The building sits comfortably within its context but is also a point of reference within the campus. It is to be innovative and inspirational to users and the passing public as a civic piece of architecture at the forefront of ‘Contemporary Westminster’.
The architectural intention for the design of the building is to create an active Student Union, the appearance and contemporary character of which should be inviting, welcoming and even provoking to its users. O’Donnell + Tuomey’s aspiration is for a democratic, everyday, unusual architecture of useful beauty.
The design is a winner of an international competition and is currently under construction, due to be finished in 2013. Other projects include the Lyric Theatre in Belfast, where the client’s brief was for a new theatre designed to best current practice in contemporary building. The architectural design was developed to embody the functional, cultural and social aspirations of the project.
The practice’s design concept responds to client’s brief and site conditions by housing each of the three principal functional elements of the building within its own distinctive brick box, with the public circulation spaces and staircase wrapping around the fixed forms of the theatre, studio and rehearsal, standing on the site like rocks in a stream.
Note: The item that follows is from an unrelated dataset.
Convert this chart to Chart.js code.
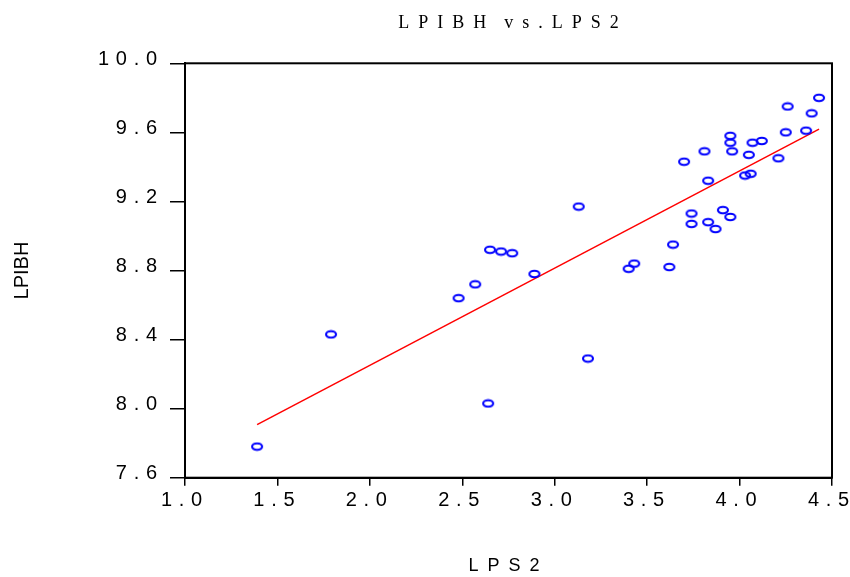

The Lyric is sited on a sloping, irregular site between the characteristic grid pattern of the surrounding Belfast brick streetscape and the Serpentine Parkland setting of the River Lagan.
The philosophy of the practice has led to a number of one-off different designs, a series of buildings tailor-made to suit specific sites and circumstances. However, O’Donnell + Tuomey have always thought of the work as a single project, a sustained investigation into the place-making significance of form. The practice refers to cinema, topography and the traditions of architecture for inspiration and it is their policy to have both partners directly involved in the design of each building project.
O’Donnell + Tuomey are currently working on a number of projects outside Dublin and Ireland and travel to meetings in London, Northern Ireland, Amersfoort and Delft on a regular basis. The practice has been involved with urban design, educational and cultural buildings, houses and housing projects in Ireland, the UK and the Netherlands. It has represented Ireland at the Venice Biennale. Partners Sheila O’Donnell and John Tuomey both teach at University College Dublin and lecture internationally.